Observational evidence of storms on Saturn that actively generate carbon particles, combined with new laboratory experiments and models that show how carbon behaves under extreme conditions, have led a pair of scientists to posit that both planets may offer stable environments for the formation of diamonds.
(Related: "Saturn's Rings Hit by Meteor Shower.")
"We now know the high temperature limit [8,000 Kelvin] for solid diamond, above which it melts. And we also now have more precise pressure [and] temperature structures for the interiors of Saturn and Jupiter," said Kevin Baines, a planetary scientist at University of Wisconsin–Madison and co-author of the study presented this week at a conference in Denver, Colorado.
"These two results together show us for the first time that solid diamonds can exist over large vertical regions of both planets."
Earlier theories included only Uranus and Neptune as suspected diamond producers. Scientists suggested that intense temperature and pressure on those planets may be able to convert atmospheric methane gas directly into diamonds, which rain down into their interiors.
Jupiter and Saturn, which are presumed to have much lower temperatures and less methane, have traditionally not been associated with the capacity to form these precious gems.
About half of one percent of Saturn's atmosphere is methane. Jupiter has only about 0.2 percent. On Uranus and Neptune, however, close to 15 percent of the atmosphere is made up of the gas.
Giant lightning storms spotted by Cassini spacecraft in the upper clouds of Saturn—similar storms have been seen on Jupiter—may be the key events that spark the production of diamonds, according to Baines.
Dark stormy regions seen on infrared images are thought to correspond to the breakup of methane molecules into carbon, most probably soot particles.
Once formed, the new theory states, noncrystalline carbon sinks down through the atmosphere until it reaches an altitude of similar density and is converted to graphite under the increasing pressure. The graphite continues its descent into the deeper depths of Saturn's atmosphere until pressure and temperature builds and converts the material into solid diamonds.
"This creates about a thousand tons of diamonds per year, and I estimate that in the 30,000-kilometer-thick diamond-containing layer, there are about 10 million tons of diamonds formed in this manner," said Baines.
Liquid Diamond Seas
At the greatest depths of Jupiter's atmosphere, the conditions are so extreme that the gems may actually form an ocean of liquid diamond.
"Below that layer, where the diamonds melt, the atmosphere becomes so hostile with atomized and ionized hydrogen that it is likely that the melted diamond is transformed into other materials.”

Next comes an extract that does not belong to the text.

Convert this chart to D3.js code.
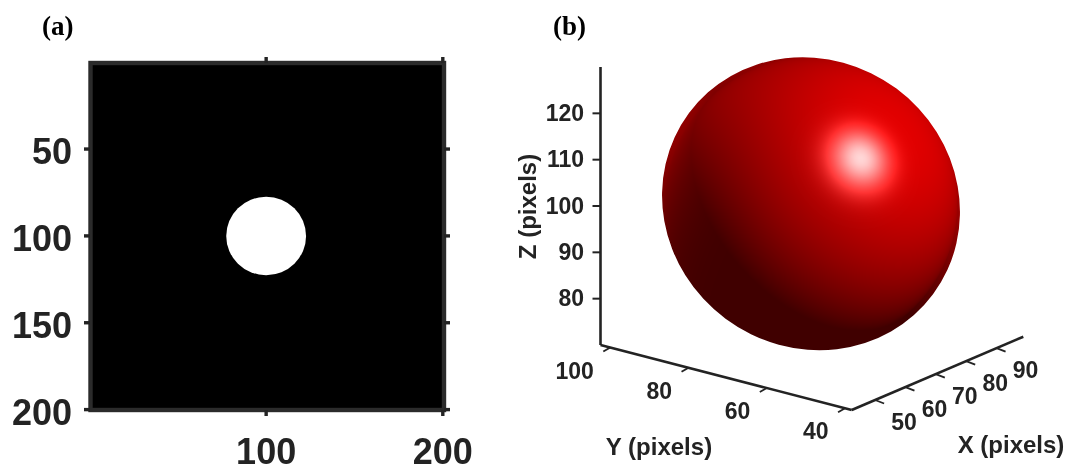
<!DOCTYPE html>
<html><head><meta charset="utf-8">
<script src="https://cdnjs.cloudflare.com/ajax/libs/d3/7.8.5/d3.min.js"></script>
<style>html,body{margin:0;padding:0;background:#fff}svg{display:block;filter:blur(.35px)}</style>
</head><body><svg id="c" width="1071" height="466"></svg>
<script>
// panel (a)
const aXTicks=[100,200];
const aYTicks=[50,100,150,200];
const aDisk={cx:100,cy:100,r:22.6};
// panel (b)
const xTicks=[50,60,70,80,90];
const yTicks=[100,80,60,40];
const zTicks=[120,110,100,90,80];
const sphereZ={center:100.5,radius:31.6};
const panelLabels=["(a)","(b)"];
const axisLabels=["X (pixels)","Y (pixels)","Z (pixels)"];

const svg=d3.select("#c");
const ink="#232323";
const sans="'Liberation Sans',Arial,sans-serif", serif="'Liberation Serif','Times New Roman',serif";

/* ---------- (a) ---------- */
const ax=d3.scaleLinear().domain([0,200]).range([89.5,442.8]);
const ay=d3.scaleLinear().domain([0,200]).range([62.2,409.6]);
const A=svg.append("g");
A.append("rect").attr("x",90.5).attr("y",63).attr("width",353.5).attr("height",347)
 .attr("fill","#000").attr("stroke","#2b2b2b").attr("stroke-width",4.4);
A.append("ellipse").attr("cx",ax(aDisk.cx)).attr("cy",ay(aDisk.cy))
 .attr("rx",ax(aDisk.r)-ax(0)).attr("ry",ay(aDisk.r)-ay(0)).attr("fill","#fff");
aYTicks.forEach(v=>{
  [[84,90],[444,450]].forEach(s=>A.append("line").attr("x1",s[0]).attr("x2",s[1]).attr("y1",ay(v)).attr("y2",ay(v)).attr("stroke",ink).attr("stroke-width",3.4));
  A.append("text").attr("x",72).attr("y",ay(v)+15).attr("text-anchor","end").text(v)
   .attr("font-family",sans).attr("font-weight","bold").attr("font-size",36).attr("fill",ink);
});
aXTicks.forEach(v=>{
  [[57,63],[410,416]].forEach(s=>A.append("line").attr("y1",s[0]).attr("y2",s[1]).attr("x1",ax(v)).attr("x2",ax(v)).attr("stroke",ink).attr("stroke-width",3.4));
  A.append("text").attr("x",ax(v)).attr("y",464).attr("text-anchor","middle").text(v)
   .attr("font-family",sans).attr("font-weight","bold").attr("font-size",36).attr("fill",ink);
});

/* ---------- (b) ---------- */
const zY=d3.scaleLinear().domain([70,130]).range([345,67]);
const yPX=d3.scaleLinear().domain([38.3,102.5]).range([851.7,600.5]);
const yPY=d3.scaleLinear().domain([38.3,102.5]).range([410,345]);
const xPX=d3.scaleLinear().domain([42.3,98.8]).range([851.7,1023.3]);
const xPY=d3.scaleLinear().domain([42.3,98.8]).range([410,336.7]);
const B=svg.append("g");
const seg=(x1,y1,x2,y2,w)=>B.append("line").attr("x1",x1).attr("y1",y1).attr("x2",x2).attr("y2",y2).attr("stroke",ink).attr("stroke-width",w);
const tick=(x,y,v,a="middle",fs=23)=>B.append("text").attr("x",x).attr("y",y).attr("text-anchor",a).text(v)
   .attr("font-family",sans).attr("font-weight","bold").attr("font-size",fs).attr("fill",ink);

// sphere shading
const cxS=811, cyS=zY(sphereZ.center);
const pxR=zY(sphereZ.center-sphereZ.radius)-cyS;
const W=330,H=330,cv=document.createElement("canvas");cv.width=W;cv.height=H;
const g=cv.getContext("2d"),im=g.createImageData(W,H);
const norm=v=>{const l=Math.hypot(...v);return v.map(d=>d/l)};
const L1=norm([0.58,-0.50,0.66]), L2=norm([-0.85,-0.5,-0.15]), hN=norm([0.34,-0.31,0.89]);
for(let j=0;j<H;j++)for(let i=0;i<W;i++){
  const nx=(i-W/2+.5)/pxR, ny=(j-H/2+.5)/pxR, rr=Math.min(1,nx*nx+ny*ny), nz=Math.sqrt(1-rr);
  const d1=Math.max(0,nx*L1[0]+ny*L1[1]+nz*L1[2]);
  const d2=Math.max(0,nx*L2[0]+ny*L2[1]+nz*L2[2]);
  const s=Math.max(0,nx*hN[0]+ny*hN[1]+nz*hN[2]);
  const spec=Math.pow(s,48)*.84;
  const base=0.25+0.64*d1+0.3*d2*d2*d2;
  const k=(j*W+i)*4;
  im.data[k]=255*Math.min(1,base+spec);
  im.data[k+1]=im.data[k+2]=255*spec;
  im.data[k+3]=255;
}
g.putImageData(im,0,0);
const defs=svg.append("defs");
defs.append("clipPath").attr("id","sph").append("ellipse").attr("cx",0).attr("cy",0).attr("rx",pxR*1.038).attr("ry",pxR*.979)
  .attr("transform",`translate(${cxS},${cyS}) rotate(36.6)`);
B.append("image").attr("href",cv.toDataURL()).attr("x",cxS-W/2).attr("y",cyS-H/2).attr("width",W).attr("height",H).attr("clip-path","url(#sph)");

// axes
seg(600.5,zY(130),600.5,zY(70),2.6);
seg(yPX(102.5),yPY(102.5),yPX(38.3),yPY(38.3),2.6);
seg(xPX(42.3),xPY(42.3),xPX(98.8),xPY(98.8),2.6);
zTicks.forEach(v=>{seg(592.5,zY(v),600.5,zY(v),2);tick(584,zY(v)+7.5,v,"end");});
yTicks.forEach(v=>{seg(yPX(v),yPY(v),yPX(v)-7,yPY(v)+4,1.8);tick(yPX(v)-16.5,yPY(v)+31,v,"end");});
xTicks.forEach(v=>{seg(xPX(v),xPY(v),xPX(v)+9,xPY(v)+3.5,1.8);tick(xPX(v)+29,xPY(v)+29.7,v);});
tick(1011,453,axisLabels[0],"middle",24);
tick(659,455,axisLabels[1],"middle",24);
B.append("text").attr("transform","translate(535.5,206.5) rotate(-90)").attr("text-anchor","middle").text(axisLabels[2])
 .attr("font-family",sans).attr("font-weight","bold").attr("font-size",24).attr("fill",ink);

// panel letters
[[42,panelLabels[0]],[553,panelLabels[1]]].forEach(d=>svg.append("text").attr("x",d[0]).attr("y",35).text(d[1])
 .attr("font-family",serif).attr("font-weight","bold").attr("font-size",27).attr("fill","#000"));
</script></body></html>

The interiors of Uranus and Neptune are much cooler and never reach 8,000 Kelvin, so diamonds on these more distant worlds probably never melt.
"We can therefore say that, most probably, diamonds are forever on Uranus and Neptune but not on Jupiter and Saturn," said Mona Delitsky, a planetary scientist at California Specialty Engineering in Pasadena, California, and lead author of the study.
But planetary scientist William Hubbard, of the University of Arizona, expressed skepticism about the carbon chemistry proposed in this study. He thinks that the amount of soot produced by Saturn's lightning storms is too small for diamond production, and that the soot is most likely destroyed by the increasing pressure and temperature as it wafts down to deeper layers of the atmosphere.
"The pyrolyzed [broken down due to heat] carbon might just form a solution with the hydrogen, and not precipitate out [into diamonds]," said Hubbard.
The possible size of these cosmic diamonds is subject to speculation. Delitsky thinks they may start out one micron in size as lightning-generated soot. Those particles grow as they fall, much like raindrops, into the deeper interior of the planet, eventually forming gems at least pea size, with some growing so large that they could be called "diamondbergs."
"They are probably much larger than nano-diamonds, possibly sizable chunks that you could hold in your hand," she added.
"In the far distant future, robotic probes could possibly mine these diamonds in the deep atmospheres of these gas giants."
The study was presented at the 45th annual meeting of the Division of Planetary Sciences of the American Astronomical Society.